How do you make--how do you give people enough reason to use your app and your service over the kind of the status quo? And that's a big problem that almost every service fails, because the status quo is good enough, and have no reason to do anything new. And what you want to do is--not only do you want to solve a problem that people have, but you want to make sure you solve it in a really big way, where your life becomes 10x better, not just incrementally better. Almost every service out there is just trying to kind of incrementally improve your life by giving a small little new service or new tool. And so if your service doesn't actually give them enough reward and enough value out of using it, they're never going to use it.
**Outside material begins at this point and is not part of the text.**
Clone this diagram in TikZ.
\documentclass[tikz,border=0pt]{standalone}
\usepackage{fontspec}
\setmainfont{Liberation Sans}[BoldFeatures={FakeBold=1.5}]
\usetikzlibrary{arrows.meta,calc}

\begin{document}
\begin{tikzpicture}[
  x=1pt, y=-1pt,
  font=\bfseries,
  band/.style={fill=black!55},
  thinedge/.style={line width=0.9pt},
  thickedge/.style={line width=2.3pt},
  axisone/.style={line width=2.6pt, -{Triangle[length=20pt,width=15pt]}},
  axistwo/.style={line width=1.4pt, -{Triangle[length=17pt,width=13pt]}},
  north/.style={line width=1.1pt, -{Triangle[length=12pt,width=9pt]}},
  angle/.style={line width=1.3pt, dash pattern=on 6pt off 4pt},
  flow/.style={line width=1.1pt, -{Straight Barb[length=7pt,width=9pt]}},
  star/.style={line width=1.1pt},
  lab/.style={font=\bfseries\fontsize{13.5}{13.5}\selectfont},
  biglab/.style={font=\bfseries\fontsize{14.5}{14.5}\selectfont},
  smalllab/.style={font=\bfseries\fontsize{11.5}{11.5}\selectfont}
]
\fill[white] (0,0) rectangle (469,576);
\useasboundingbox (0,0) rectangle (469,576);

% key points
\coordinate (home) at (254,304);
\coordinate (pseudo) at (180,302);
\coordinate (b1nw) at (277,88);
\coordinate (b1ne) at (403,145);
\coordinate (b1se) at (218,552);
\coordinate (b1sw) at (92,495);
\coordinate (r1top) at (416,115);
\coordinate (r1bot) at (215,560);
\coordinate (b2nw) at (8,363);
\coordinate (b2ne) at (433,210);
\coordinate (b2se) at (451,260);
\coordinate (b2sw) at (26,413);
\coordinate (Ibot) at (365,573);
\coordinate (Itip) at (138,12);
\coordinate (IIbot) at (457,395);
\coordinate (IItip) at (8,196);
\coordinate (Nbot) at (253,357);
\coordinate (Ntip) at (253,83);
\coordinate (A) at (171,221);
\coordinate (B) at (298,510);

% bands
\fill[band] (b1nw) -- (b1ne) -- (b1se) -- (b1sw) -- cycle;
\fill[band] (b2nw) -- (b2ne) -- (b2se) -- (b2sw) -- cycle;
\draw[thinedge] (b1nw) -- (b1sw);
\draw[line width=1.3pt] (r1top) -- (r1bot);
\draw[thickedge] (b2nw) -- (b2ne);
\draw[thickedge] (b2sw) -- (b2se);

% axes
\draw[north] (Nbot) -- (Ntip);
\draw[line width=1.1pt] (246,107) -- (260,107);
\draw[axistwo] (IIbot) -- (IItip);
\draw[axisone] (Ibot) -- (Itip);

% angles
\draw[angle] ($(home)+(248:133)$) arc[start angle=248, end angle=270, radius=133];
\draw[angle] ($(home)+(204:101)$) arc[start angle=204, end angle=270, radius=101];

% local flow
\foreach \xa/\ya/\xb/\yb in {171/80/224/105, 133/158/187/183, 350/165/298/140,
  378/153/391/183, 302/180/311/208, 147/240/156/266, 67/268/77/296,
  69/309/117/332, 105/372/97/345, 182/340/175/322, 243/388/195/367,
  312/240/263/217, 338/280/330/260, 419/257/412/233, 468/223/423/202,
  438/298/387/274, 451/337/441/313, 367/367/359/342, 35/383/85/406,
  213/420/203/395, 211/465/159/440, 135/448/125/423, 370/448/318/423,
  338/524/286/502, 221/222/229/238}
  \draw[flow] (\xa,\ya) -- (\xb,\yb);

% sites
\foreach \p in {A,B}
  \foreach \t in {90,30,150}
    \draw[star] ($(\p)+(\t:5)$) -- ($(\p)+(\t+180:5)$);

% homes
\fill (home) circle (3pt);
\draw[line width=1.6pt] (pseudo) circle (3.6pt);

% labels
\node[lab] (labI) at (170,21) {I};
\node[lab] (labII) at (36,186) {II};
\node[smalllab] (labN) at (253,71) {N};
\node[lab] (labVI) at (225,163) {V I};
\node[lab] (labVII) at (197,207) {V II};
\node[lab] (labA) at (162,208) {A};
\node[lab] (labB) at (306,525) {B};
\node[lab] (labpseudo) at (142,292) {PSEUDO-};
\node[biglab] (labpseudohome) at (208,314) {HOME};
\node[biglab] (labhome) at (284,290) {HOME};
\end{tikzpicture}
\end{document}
And so, simple answer is: make sure that you're building something that people really want to use and really value, because they'll want to use it. I think it just comes down to: build something that people actually want to use. There's a lot of opportunity to build cool things and fun things, and there's a lot of opportunity to build what you think you need. But always come back to: Are you building something people actually want to use. And that's really hard to find out quickly--the whole lean startup movement is trying to solve that problem. And it's hard to always keep coming back to it, but anytime you decide on anything, anytime you try to figure out which direction your company should go, figure out what's going to move the needle on having your users actually want to use it and provide actual value to them, and make sure that they actually want to use it.